If you think through the work and input required to get the RDS up and running, it seems incredible that Steve has managed to negotiate the hurdles in his path and get the banks working together for a common aim. Collaboration is not something for which the banks have been previously known. He admits he has been pleasantly surprised by the lack of resistance: “You go through these processes and there’s always a little bit of you which worries if it will actually work. But with my help, Lloyds has developed the RDS and sold it to the industry – as probably the biggest and most significant change which has been made in this sector for a number of years. Overall, I’ve been pleased with how much people have understood the need to change and their willingness to commit money, people, time and resources to thinking through these problems and helping to solve them.”
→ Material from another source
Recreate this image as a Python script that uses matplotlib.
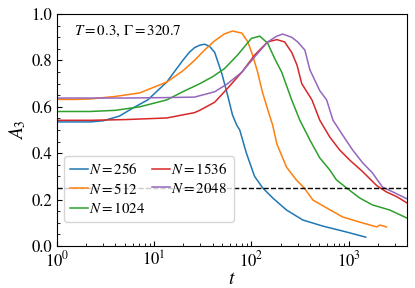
import matplotlib
matplotlib.use("Agg")
import matplotlib.pyplot as plt
from matplotlib.ticker import MultipleLocator

plt.rcParams["font.family"] = "STIXGeneral"
plt.rcParams["mathtext.fontset"] = "stix"

# N = 256
t_256 = [1, 1.5, 2.2, 3.0, 4.4, 6.0, 8.6, 13.5, 19.7, 23, 26, 29.5, 33, 37, 42, 50, 57, 64, 71, 76, 89, 108, 131, 166, 230, 338, 540, 955, 1500]
a_256 = [0.535, 0.535, 0.535, 0.54, 0.56, 0.594, 0.63, 0.707, 0.80, 0.835, 0.855, 0.866, 0.87, 0.862, 0.835, 0.74, 0.65, 0.565, 0.52, 0.50, 0.40, 0.30, 0.25, 0.207, 0.155, 0.112, 0.086, 0.06, 0.038]

# N = 512
t_512 = [1, 1.5, 2.2, 4, 7.1, 13.5, 19.7, 26, 33, 42, 53, 64, 80, 92, 103, 116, 130, 147, 166, 183, 230, 290, 350, 430, 595, 870, 1300, 1950, 2100, 2300, 2450]
a_512 = [0.632, 0.632, 0.634, 0.645, 0.66, 0.707, 0.755, 0.80, 0.845, 0.885, 0.915, 0.927, 0.918, 0.88, 0.823, 0.75, 0.664, 0.59, 0.52, 0.44, 0.34, 0.285, 0.25, 0.198, 0.164, 0.125, 0.103, 0.082, 0.09, 0.086, 0.082]

# N = 1024
t_1024 = [1, 1.5, 2.2, 4, 7.1, 13.5, 19.7, 29.5, 40, 53, 72, 100, 122, 147, 173, 205, 260, 315, 400, 505, 640, 750, 955, 1300, 1760, 2650, 4000]
a_1024 = [0.58, 0.58, 0.58, 0.585, 0.60, 0.63, 0.665, 0.70, 0.73, 0.765, 0.823, 0.895, 0.905, 0.875, 0.81, 0.75, 0.63, 0.543, 0.457, 0.38, 0.328, 0.285, 0.25, 0.207, 0.177, 0.155, 0.12]

# N = 1536
t_1536 = [1, 2.2, 5, 13.5, 26, 29.5, 42, 57, 80, 108, 147, 183, 220, 260, 295, 330, 420, 505, 640, 810, 1030, 1400, 1950, 2450, 3150, 4000]
a_1536 = [0.542, 0.542, 0.545, 0.552, 0.575, 0.585, 0.62, 0.68, 0.75, 0.823, 0.88, 0.89, 0.88, 0.835, 0.78, 0.70, 0.63, 0.543, 0.47, 0.414, 0.37, 0.32, 0.26, 0.233, 0.212, 0.185]

# N = 2048
t_2048 = [1, 2.2, 5, 13.5, 26, 42, 57, 80, 108, 147, 183, 210, 260, 300, 355, 400, 505, 595, 690, 870, 1100, 1400, 1760, 2230, 2850, 4000]
a_2048 = [0.638, 0.638, 0.638, 0.64, 0.642, 0.665, 0.70, 0.75, 0.815, 0.88, 0.905, 0.914, 0.90, 0.88, 0.845, 0.76, 0.67, 0.63, 0.543, 0.478, 0.414, 0.358, 0.315, 0.254, 0.233, 0.203]

series = [
    (t_256, a_256, r"$N = 256$"),
    (t_512, a_512, r"$N = 512$"),
    (t_1024, a_1024, r"$N = 1024$"),
    (t_1536, a_1536, r"$N = 1536$"),
    (t_2048, a_2048, r"$N = 2048$"),
]

fig = plt.figure(figsize=(4.15, 2.88), dpi=100)
ax = fig.add_axes([0.137, 0.146, 0.844, 0.805])

for t, a, lab in series:
    ax.plot(t, a, lw=1.1, label=lab)

ax.axhline(0.25, color="black", ls="--", lw=1.0)

ax.set_xscale("log")
ax.set_xlim(1, 4000)
ax.set_ylim(0, 1.0)
ax.set_yticks([0, 0.2, 0.4, 0.6, 0.8, 1.0])
ax.yaxis.set_minor_locator(MultipleLocator(0.05))
ax.tick_params(which="both", direction="in", labelsize=12)
ax.set_xlabel(r"$t$", fontsize=14, labelpad=0)
ax.set_ylabel(r"$A_3$", fontsize=14, labelpad=2)

ax.text(0.05, 0.91, r"$T = 0.3$, $\Gamma = 320.7$", transform=ax.transAxes,
        fontsize=10.8, va="baseline")

ax.legend(loc="lower left", bbox_to_anchor=(0.02, 0.103), ncol=2, fontsize=10.8,
          handlelength=1.2, handletextpad=0.1, columnspacing=0.4,
          labelspacing=0.3, borderpad=0.4, borderaxespad=0)

fig.savefig("out.png", dpi=100)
The true implications for the banks once the RDS begins to roll out are as yet unknown. Will consumers rush to change their bank, or continue to sit tight with their current provider? “That’s the thing about competition,” Steve agrees, “anything could happen!” But at the very least customers’ eyes will be opened to their options in a way it seems they have not been before.
“People consistently survey the banking market and, in broad terms, 80% of customers profess to be happy with their existing bank. Of the 20% who say they are not, the reasons given are predominantly around poor service, or concerns about charges for things like overdrafts,” Steve points out.
“We hope the launch of the RDS means all the banks raise their game in terms of service and that if certain elements of the packages they are offering are too expensive, customers will start voting with their feet. The other thing this initiative does is give a big fillip to new entrants to the market – Marks and Spencer, Tesco, Virgin Money, and so on – which are in the perfect position to provide an alternative – with better service, price and so on.”
He adds: “I’d be surprised if it didn’t have any impact on switching, but where the levels switching end up will depend on how quickly those banks which do have issues with their service or pricing react and how smart both existing players and new entrants are at developing better and more innovative propositions.
“All the consumer research we’ve conducted suggests that what people feel the RDS will do is make their existing bank work harder to retain their loyalty.”
Customers will hear about the Redirection Service via a substantial and ongoing national marketing campaign, run by the Payments Council, paid for by the banks. “It will contain messaging designed to resonate with customers, to get across that if you think switching your bank account is a hassle, the game’s changed – it’s now simple,” Steve states. “This will not be a one off. We need to run this message consistently and reinforce the positives so, as consumers do begin to use the new service, print media and social media is underlining the fact that it actually works, it wasn’t just an empty promise.”
This message will not be coming from the banks themselves: “The research we conducted showed that consumers wouldn’t believe it if it was bank led,” Steve says.
The path ahead might be tricky to negotiate but the ultimate destination will make the journey very worthwhile. As Steve concludes: “We can see the enormous opportunity and the risk involved but that’s what this initiative is designed to do – keep us all on our toes, feeling we need to innovate more and work harder for our customers.